As usual in the event, it hinged on the final race; the British led into the beginning of the offshore around Wolf Rock but when one of the team failed to perform it allowed The Netherlands to sneak in and claim their first ever Admiral’s Cup win. The team of Innovision 7, Trust Computer Products and Mean Machine made much of the win as The Netherlands had attended every Admiral’s Cup since 1959 but the best they had achieved till that point was 3rd.
The four year gap between events belied the waning interest in the Admiral’s Cup that would make this the last edition held. In 2001 the event was cancelled due to low numbers of entrants and there were many questions around the format of the event, boats and location of racing. After the hiatus, the 2003 edition attracted eight teams. In a concession to the times, teams were of two boats each and representing clubs, not nations (although the event was still international in its attraction) meaning the fleet of 16 was a far cry from the heydays of the 1960-70s. However, the crew and boats were still of top drawer quality including veterans of the Volvo Ocean Race, Olympics and America’s Cup.
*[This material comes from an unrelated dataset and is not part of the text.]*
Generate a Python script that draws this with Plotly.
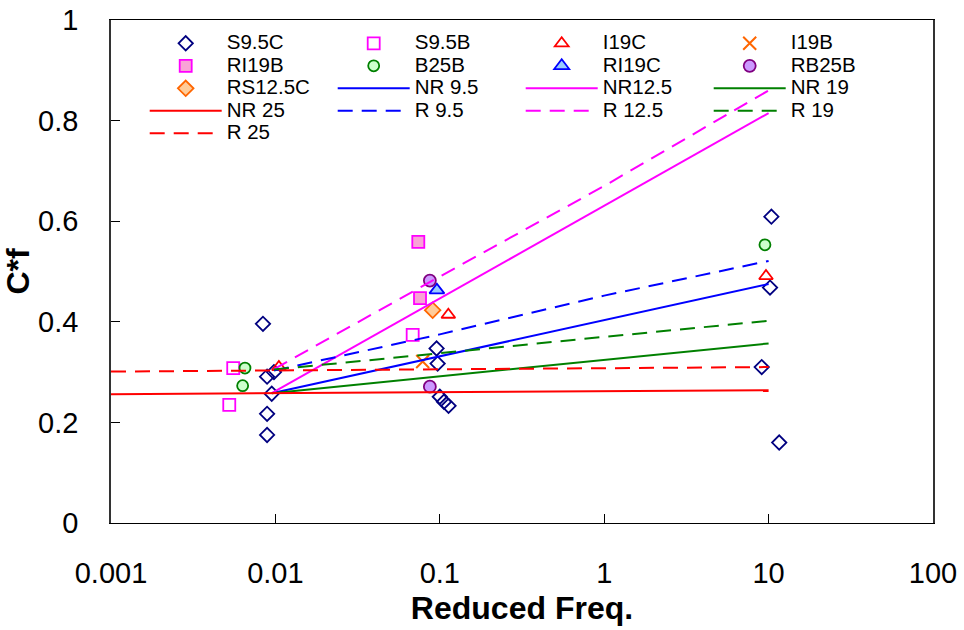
import plotly.graph_objects as go

# ---- measured points -------------------------------------------------------
s95c_x = [0.0084, 0.0089, 0.0098, 0.0095, 0.0089, 0.0089,
          0.0956, 0.097, 0.100, 0.106, 0.113,
          10.4, 10.2, 9.08, 11.6]
s95c_y = [0.396, 0.291, 0.300, 0.257, 0.217, 0.175,
          0.347, 0.317, 0.251, 0.241, 0.233,
          0.609, 0.468, 0.310, 0.160]

s95b_x = [0.00554, 0.00524, 0.0684]
s95b_y = [0.308, 0.235, 0.374]

i19c_x = [0.0105, 0.1127, 9.64]
i19c_y = [0.310, 0.414, 0.491]

i19b_x = [0.0787]
i19b_y = [0.321]

ri19b_x = [0.074, 0.0758]
ri19b_y = [0.559, 0.447]

b25b_x = [0.00653, 0.00632, 9.5]
b25b_y = [0.308, 0.273, 0.553]

ri19c_x = [0.096]
ri19c_y = [0.463]

rb25b_x = [0.087, 0.087]
rb25b_y = [0.482, 0.271]

rs125c_x = [0.0905]
rs125c_y = [0.423]

# ---- model curves ----------------------------------------------------------
nr_x = [0.0095, 10]
nr95_y = [0.258, 0.475]
nr125_y = [0.258, 0.815]
nr19_y = [0.258, 0.357]

nr25_x = [0.001, 10]
nr25_y = [0.256, 0.264]

r_x = [0.0098, 0.1, 1, 10]
r95_y = [0.303, 0.375, 0.452, 0.521]
r125_y = [0.306, 0.490, 0.670, 0.860]
r19_y = [0.305, 0.337, 0.370, 0.402]

r25_x = [0.001, 10]
r25_y = [0.301, 0.310]

x_tickvals = [0.001, 0.01, 0.1, 1, 10, 100]
x_ticktext = ["0.001", "0.01", "0.1", "1", "10", "100"]

FONT = "Liberation Sans, Arial, sans-serif"
DASH = "15px,9px"


def lbl(s):
    return f'<span style="font-size:20.5px">{s}</span>'


fig = go.Figure()


def add_markers(x, y, name, symbol, size, fill, edge, lw=1.8):
    fig.add_trace(go.Scatter(
        x=x, y=y, mode="markers", name=lbl(name),
        marker=dict(symbol=symbol, size=size, color=fill,
                    line=dict(color=edge, width=lw)),
    ))


def add_line(x, y, name, color, dash="solid"):
    fig.add_trace(go.Scatter(
        x=x, y=y, mode="lines", name=lbl(name),
        line=dict(color=color, width=2, dash=dash),
    ))


add_markers(s95c_x, s95c_y, "S9.5C", "diamond-open", 11, "#000080", "#000080")
add_markers(s95b_x, s95b_y, "S9.5B", "square-open", 12, "#FF00FF", "#FF00FF")
add_markers(i19c_x, i19c_y, "I19C", "triangle-up-open", 12, "#FF0000", "#FF0000")
add_markers(i19b_x, i19b_y, "I19B", "x-thin-open", 13, "#FF6600", "#FF6600", 2)
add_markers(ri19b_x, ri19b_y, "RI19B", "square", 12, "#F9A3D6", "#FF00FF")
add_markers(b25b_x, b25b_y, "B25B", "circle", 11, "#CCFFCC", "#008000")
add_markers(ri19c_x, ri19c_y, "RI19C", "triangle-up", 13, "#99CCFF", "#0000FF")
add_markers(rb25b_x, rb25b_y, "RB25B", "circle", 12, "#CC99FF", "#800080")
add_markers(rs125c_x, rs125c_y, "RS12.5C", "diamond", 12, "#FFCC99", "#FF6600")
add_line(nr_x, nr95_y, "NR 9.5", "#0000FF")
add_line(nr_x, nr125_y, "NR12.5", "#FF00FF")
add_line(nr_x, nr19_y, "NR 19", "#008000")
add_line(nr25_x, nr25_y, "NR 25", "#FF0000")
add_line(r_x, r95_y, "R 9.5", "#0000FF", DASH)
add_line(r_x, r125_y, "R 12.5", "#FF00FF", DASH)
add_line(r_x, r19_y, "R 19", "#008000", DASH)
add_line(r25_x, r25_y, "R 25", "#FF0000", DASH)

fig.update_layout(
    width=964, height=630,
    margin=dict(l=111, r=31, t=20, b=107),
    paper_bgcolor="white", plot_bgcolor="white",
    font=dict(family=FONT, color="black"),
    showlegend=True,
    legend=dict(
        orientation="h", x=0.041, y=0.986, xanchor="left", yanchor="top",
        bgcolor="rgba(0,0,0,0)", borderwidth=0,
        font=dict(size=15, family=FONT),
        itemwidth=72, entrywidth=101, entrywidthmode="pixels",
        traceorder="normal", itemclick=False,
    ),
    xaxis=dict(
        type="log", range=[-3, 2], automargin=False,
        tickvals=x_tickvals, ticktext=x_ticktext,
        ticks="inside", ticklen=9, tickcolor="black",
        showline=True, linecolor="black", linewidth=1, mirror=True,
        showgrid=False, zeroline=False,
        tickfont=dict(size=29), ticklabelstandoff=24,
        title=dict(text="<b>Reduced Freq.</b>", font=dict(size=32), standoff=8),
    ),
    yaxis=dict(
        range=[0, 1], dtick=0.2, tick0=0, automargin=False,
        ticks="inside", ticklen=9, tickcolor="black",
        showline=True, linecolor="#333333", linewidth=1.5, mirror=True,
        showgrid=False, zeroline=False,
        tickfont=dict(size=29), ticklabelstandoff=25,
        title=dict(text="<b>C*f</b>", font=dict(size=32), standoff=0),
    ),
)

fig.write_html("out.html")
The series of nine races showcased a two-team rivalry between Spain and Australia right from the start, with Spain going into the final race with the lead. Aftershock and Wild Oats had work to do to make good the last race, with Aftershock finishing 3rd on corrected against Spain’s first, putting the pressure on Wild Oats in the Big Boat class to beat their Spanish rivals on the King of Spain’s Bribon Telefonica Movistar into 4th place or worse. This seemed unlikely as they had finished first almost entirely across the series thus far. However, Australia cruised across the finish line and awaited the results apprehensively before receiving the news that they had won.